For a Cloudwatch Metrics source or any source sending Prometheus metrics, the limit is 1M time series. For all other metric sources and formats, the limit is 500K. In any case it is a limit over the last 7 days, imposed based on the total count of unique time series received in the last 7 days.
This page has information about the blacklisting process and how to resolve the problem.
Why Sumo blacklists a metrics source
Too many unique time series can occur with metrics whose names contain dynamically-generated strings, for example a timestamp. This is sometimes the case with Graphite metrics. Similarly, Dropwizard metric names sometimes contain names of threads. With dynamically-generated metric names, a new time series is created with each new name. When this happens, the total number of time series can be subjected to unbounded growth over time. And the time series are typically of little use, given their ephemeral nature.
In the case of EC2 CloudWatch metrics, Amazon’s metric naming convention causes a new time series to be created for each EC2 instance.
When you run a metrics query that matches one or more blacklisted metrics sources, the following message is presented at the top metric query tab:
Some of your metrics Sources are sending too many unique time series and have been temporarily disabled. The data sent while Sources are disabled is not recoverable. To re-enable the Sources, click Re-enable the sources.
A dialog box prompts you to re-enable the Source. Selecting Re-enable Sources cancels the blacklist for the moment, but blacklisting will soon be reinstated if the underlying issue is not addressed.
Audit logging and notifications for blacklisted metric sources
Sumo writes the following message to the audit index when it blacklists a metrics source:
User 0000000000000475 This metrics source has sent too many unique time series and has been temporarily disabled. The data sent while this source is disabled cannot be recovered. Details: type=Source SourceId=0000000006158DAE, SourceName=carbon2udp, CollectorId=00000000060BF6D2, CollectorName=stag-metricsstore-2, SourceHostName=stag-metricsstore-2, SourceCategory=metrics, createdBy=Collector Registration, modifiedBy=Collector Registration
When Sumo blacklists a source, it sends an email notification to the creator of the source.
Solve the underlying blacklisting issue
The sections below describe strategies for solving the underlying blacklisting issue.
Modify the source configuration
If the metric source is not a CloudWatch EC2 Source, modify the time series naming convention in the Source to exclude any dynamically inserted elements, such as date, timestamp, or thread names.
Replace EC2 CloudWatch metrics source with host metrics source
The recommendation described above (changing your time series naming convention) does not address the issue of too many unique time series from Amazon EC2 metrics.

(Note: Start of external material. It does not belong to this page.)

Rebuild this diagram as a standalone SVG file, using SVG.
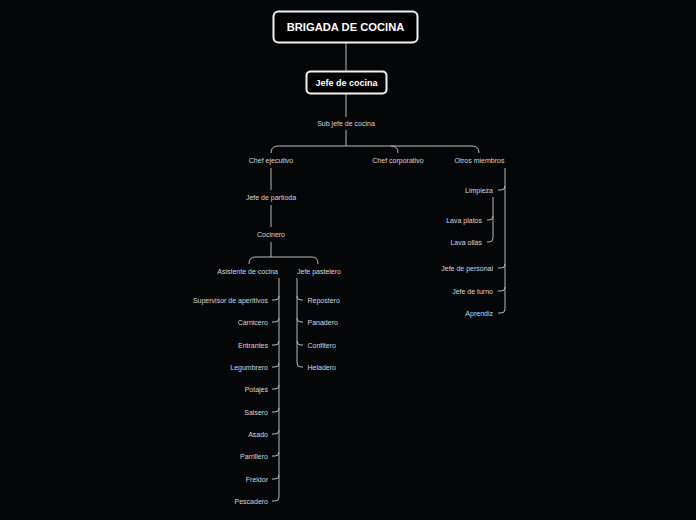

If you encounter this problem, we recommend that, instead of using Sumo's CloudWatch source for metrics, you install a Sumo Logic Collector in your EC2 instance, and configure a Sumo host metrics source on that collector. The host metrics source send a suite of standard system metrics, such as CPU, disk, and network metrics. The information is comparable to that provided by CloudWatch. See Host Metrics Source for Installed Collectors for more information. This is a much more cost-effective way to collect host metrics.